Fanboys yelling at each other on message boards, delayed
launch titles, and console shortages during Christmas. Yeah, it’s console
release time. With the release of Sony and Microsoft’s new consoles, the 8th
console generation is officially here. With this comes a great time for late
adopters, collectors, and cheapskates. Consoles and games from the 7th
generation are about to become very affordable, and the deals will become quite
enticing, but all isn’t health packs and blue koopa shells.
The biggest concern one should have is the dependence so
many titles have on online patches. This is the first instance we’ve had where
some console games have needed downloadable patches to properly function. This
means a percentage of titles simply won’t function correctly if at all. Also,
at some point all of those titles you heard folks talking about playing online
wouldn’t be possible. This isn’t unique to just consoles, but it is definitely
not as easy to work around on consoles.
Another problem lies with the consoles themselves. For all
intents and purposes, the 7th console generation saw a fail rate the
likes of which many modern gamers have ever seen before. The Red Ring of Death
was a nightmare for the Xbox 360, with many gamers going through several
consoles before giving up on Microsoft’s console. Sony had several problems of
their own with Playstation 3 consoles being affected by console failure errors
indicated by a yellow light. The led to a lot of console gamers either giving
up completely or venturing into PC gaming.
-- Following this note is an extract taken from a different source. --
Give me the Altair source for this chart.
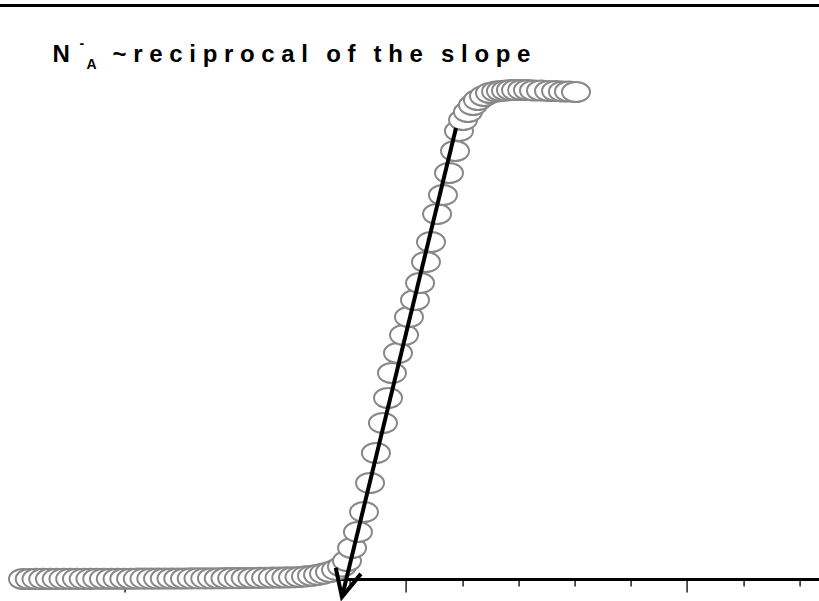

With the dependability of PC gaming
and its graphics superiority (if you have the right components), More and more
gamers became console expatriates.
Any gamer worth their salt knows how to find great deals on
treasures they missed earlier on at the end of a console’s life. The conundrum
lies in whether all the intangibles involved in dealing with online dependency
of some games in this generation have made it a tough row to hoe for some. Will
“retro hunting” for the 7th generation even be as fun as it is for
previous generations, or is it pretty much a bust? Maybe some of you will find
great deals on collector’s editions for the price of a budget title. Will we
see a sad pile of First Person Shooters and Sports games in the corner of a
local Gamestop? Hopefully the need to have everything online won’t make this
entire console generation landfill fodder within the next 5 years.